After the war Zieg began growing, showing and judging chrysanthemums. It started when her husband, who grew dahlias at the time, encouraged her to take a class in flower arranging. She did and afterward went to a show where she saw some beautiful mums. That started a 40-year hobby, which ended when the couple retired to Sun City Center in 1983, after raising four children. Zieg still lives in the home they purchased.
The pair shared many interests. When they were younger they fished, made stained glass, traveled to national chrysanthemum shows and gardened. After moving to Sun City Center, they joined the gardening club and had just started dance lessons when he died in 1988.
“After he died I wanted to travel, and if I had waited for someone to go with me, I’d never have gone,” Zieg said. “So I signed up with Elder Hostel, stayed at universities, took classes and traveled all over the world.

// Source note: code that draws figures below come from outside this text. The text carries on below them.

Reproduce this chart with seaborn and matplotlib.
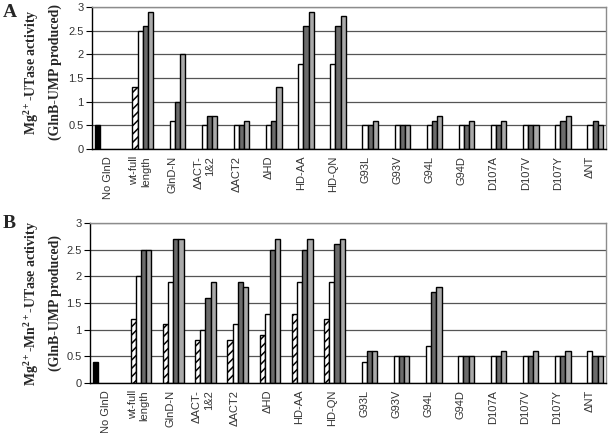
"""
Two-panel grouped bar chart of UTase activity (GlnB-UMP produced)
for GlnD constructs, with Mg2+ alone (A) and Mg2+ plus Mn2+ (B).
"""
import numpy as np
import pandas as pd
import seaborn as sns
import matplotlib.pyplot as plt

sns.set_style('white')
plt.rcParams['font.family'] = ['Liberation Sans', 'DejaVu Sans']
plt.rcParams['mathtext.fontset'] = 'custom'
plt.rcParams['mathtext.rm'] = 'Liberation Serif:bold'
plt.rcParams['mathtext.it'] = 'Liberation Serif:bold'
plt.rcParams['mathtext.bf'] = 'Liberation Serif:bold'
plt.rcParams['hatch.color'] = 'black'
plt.rcParams['hatch.linewidth'] = 1.1

nan = np.nan

constructs = ['No GlnD', 'wt-full\nlength', 'GlnD-N', 'ΔACT-\n1&2', 'ΔACT2', 'ΔHD',
              'HD-AA', 'HD-QN', 'G93L', 'G93V', 'G94L', 'G94D',
              'D107A', 'D107V', 'D107Y', 'ΔNT']
series = ['control', 'hatched', 'open', 'dark', 'light']
colors = {'control': 'black', 'hatched': 'white', 'open': 'white',
          'dark': '#6b6b6b', 'light': '#a9a9a9'}
ytick_labels = ['0', '0.5', '1', '1.5', '2', '2.5', '3']

# Panel A: Mg2+ only
a_control = [0.5, nan, nan, nan, nan, nan, nan, nan, nan, nan, nan, nan, nan, nan, nan, nan]
a_hatched = [nan, 1.3, nan, nan, nan, nan, nan, nan, nan, nan, nan, nan, nan, nan, nan, nan]
a_open = [nan, 2.5, 0.6, 0.5, 0.5, 0.5, 1.8, 1.8, 0.5, 0.5, 0.5, 0.5, 0.5, 0.5, 0.5, 0.5]
a_dark = [nan, 2.6, 1.0, 0.7, 0.5, 0.6, 2.6, 2.6, 0.5, 0.5, 0.6, 0.5, 0.5, 0.5, 0.6, 0.6]
a_light = [nan, 2.9, 2.0, 0.7, 0.6, 1.3, 2.9, 2.8, 0.6, 0.5, 0.7, 0.6, 0.6, 0.5, 0.7, 0.5]

# Panel B: Mg2+ and Mn2+
b_control = [0.4, nan, nan, nan, nan, nan, nan, nan, nan, nan, nan, nan, nan, nan, nan, nan]
b_hatched = [nan, 1.2, 1.1, 0.8, 0.8, 0.9, 1.3, 1.2, nan, nan, nan, nan, nan, nan, nan, nan]
b_open = [nan, 2.0, 1.9, 1.0, 1.1, 1.3, 1.9, 1.9, 0.4, 0.5, 0.7, 0.5, 0.5, 0.5, 0.5, 0.6]
b_dark = [nan, 2.5, 2.7, 1.6, 1.9, 2.5, 2.5, 2.6, 0.6, 0.5, 1.7, 0.5, 0.5, 0.5, 0.5, 0.5]
b_light = [nan, 2.5, 2.7, 1.9, 1.8, 2.7, 2.7, 2.7, 0.6, 0.5, 1.8, 0.5, 0.6, 0.6, 0.6, 0.5]


def long_form(columns):
    """Turns the per-series lists into one long dataframe, dropping gaps."""
    rows = []
    for name, vals in zip(series, columns):
        for construct, v in zip(constructs, vals):
            if not np.isnan(v):
                rows.append((construct, name, v))
    return pd.DataFrame(rows, columns=['construct', 'series', 'value'])


def draw_panel(ax, data):
    sns.barplot(data=data, x='construct', y='value', hue='series',
                order=constructs, hue_order=series, palette=colors,
                saturation=1, width=0.8, edgecolor='black', linewidth=1,
                errorbar=None, legend=False, ax=ax)
    # the containers follow hue_order, so the second one holds the hatched bars
    for bar in ax.containers[series.index('hatched')]:
        bar.set_hatch('////')
        bar.set_edgecolor('black')

    ax.set_xlim(-0.5, len(constructs) - 0.5)
    ax.set_ylim(0, 3)
    ax.set_yticks(np.arange(0, 3.01, 0.5))
    ax.set_yticklabels(ytick_labels, fontsize=8, color='#333333')
    ax.set_xticks(range(len(constructs)))
    ax.set_xticklabels(constructs, rotation=90, fontsize=8, color='#333333')
    for lab in ax.get_xticklabels():
        lab.set_multialignment('right')
    ax.set_xticks(np.arange(-0.5, len(constructs)), minor=True)
    ax.tick_params(axis='x', which='major', length=0, pad=5)
    ax.tick_params(axis='x', which='minor', length=4, width=0.8,
                   color='black', direction='out')
    ax.tick_params(axis='y', length=4, width=0.8, color='black',
                   direction='out', pad=2, left=True)
    ax.set_xlabel('')
    ax.set_ylabel('')

    ax.set_axisbelow(True)
    ax.yaxis.grid(True, color='#555555', linewidth=0.9)
    ax.xaxis.grid(False)
    for side in ['top', 'right']:
        ax.spines[side].set_color('#8c8c8c')
        ax.spines[side].set_linewidth(1)
    for side in ['left', 'bottom']:
        ax.spines[side].set_color('black')
        ax.spines[side].set_linewidth(1)


fig = plt.figure(figsize=(6.08, 4.33), dpi=100)
ax_a = fig.add_axes([0.1513, 0.6559, 0.8454, 0.3279])
ax_b = fig.add_axes([0.148, 0.1155, 0.8487, 0.3695])

draw_panel(ax_a, long_form([a_control, a_hatched, a_open, a_dark, a_light]))
draw_panel(ax_b, long_form([b_control, b_hatched, b_open, b_dark, b_light]))

label_font = dict(family='Liberation Serif', weight='bold', size=10,
                  rotation=90, ha='center', va='center')
fig.text(0.0526, 0.834, r'Mg$^{2+}$-UTase activity', **label_font)
fig.text(0.0905, 0.834, '(GlnB-UMP produced)', **label_font)
fig.text(0.0526, 0.300, r'Mg$^{2+}$-Mn$^{2+}$-UTase activity', **label_font)
fig.text(0.0905, 0.300, '(GlnB-UMP produced)', **label_font)

letter_font = dict(family='Liberation Serif', weight='bold', size=14,
                   ha='left', va='top')
fig.text(0.004, 0.99, 'A', **letter_font)
fig.text(0.004, 0.503, 'B', **letter_font)

fig.savefig('out.png', dpi=100)
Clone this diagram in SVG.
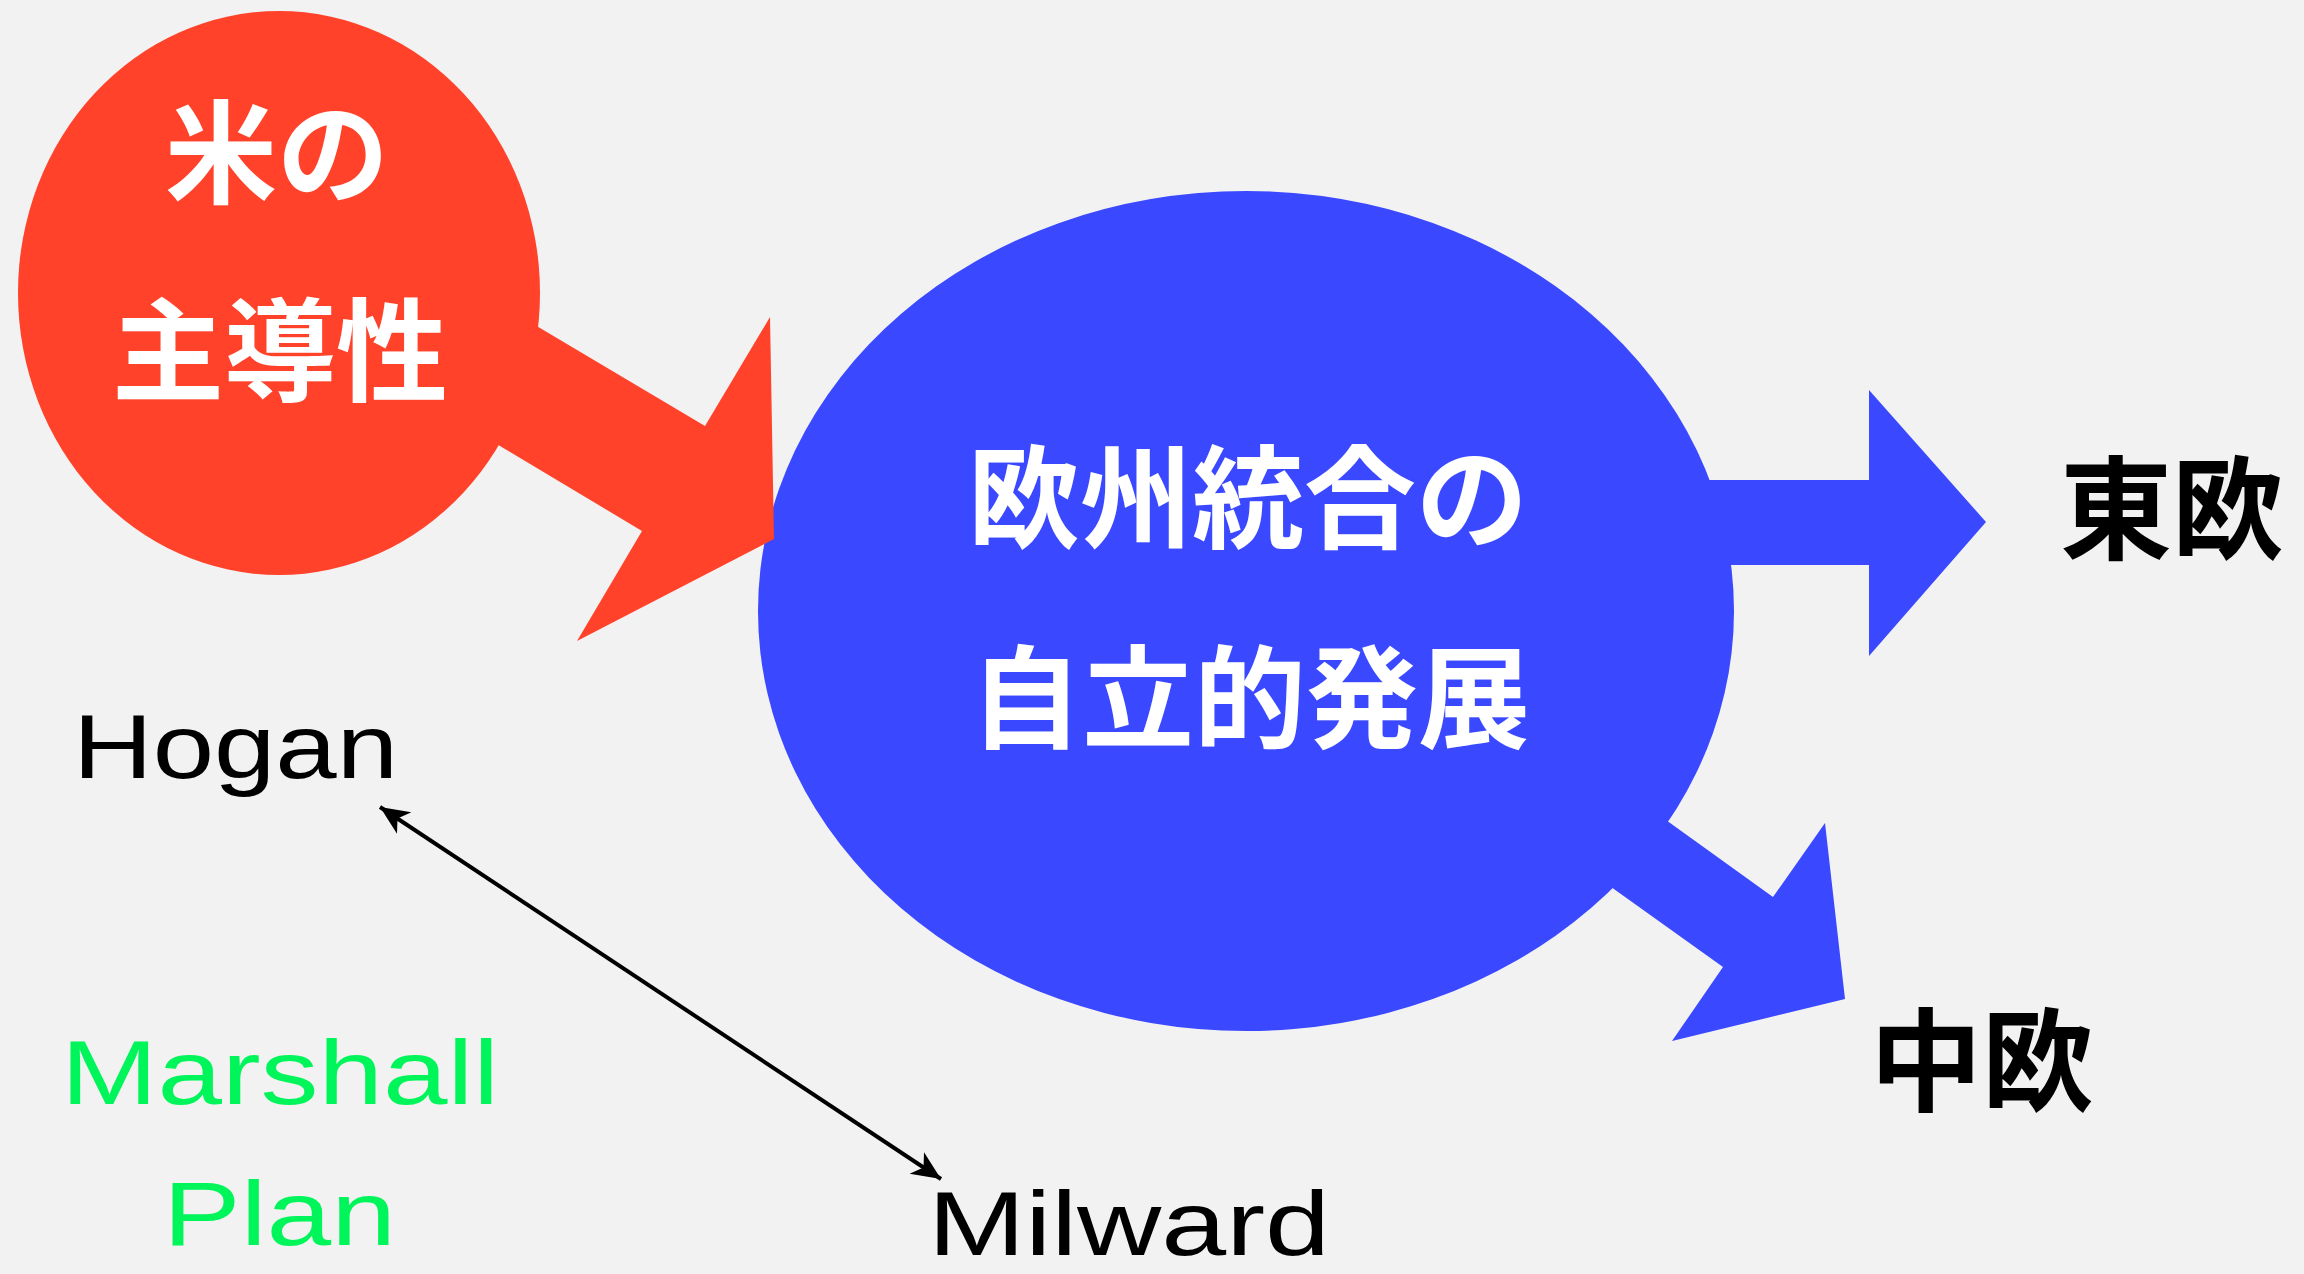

Eventually I even found a friend to go on cruises with me.”
“Marne’s a real inspiration, an incredible person,” said Virginia Laudano, longtime Sun City Center Arts Club member. “She has so much energy and is always upbeat, laughing and smiling. She’s truly fun to be around.”
That’s a matter of choice for Zieg.
“Life is as good as you make it. Whether it’s happy or dreary is up to you,” she said, adding she’s now going through one of the best times of her life. “I’m responsible for no one but me, I have plenty of friends and I do what I want. What could be better than that?”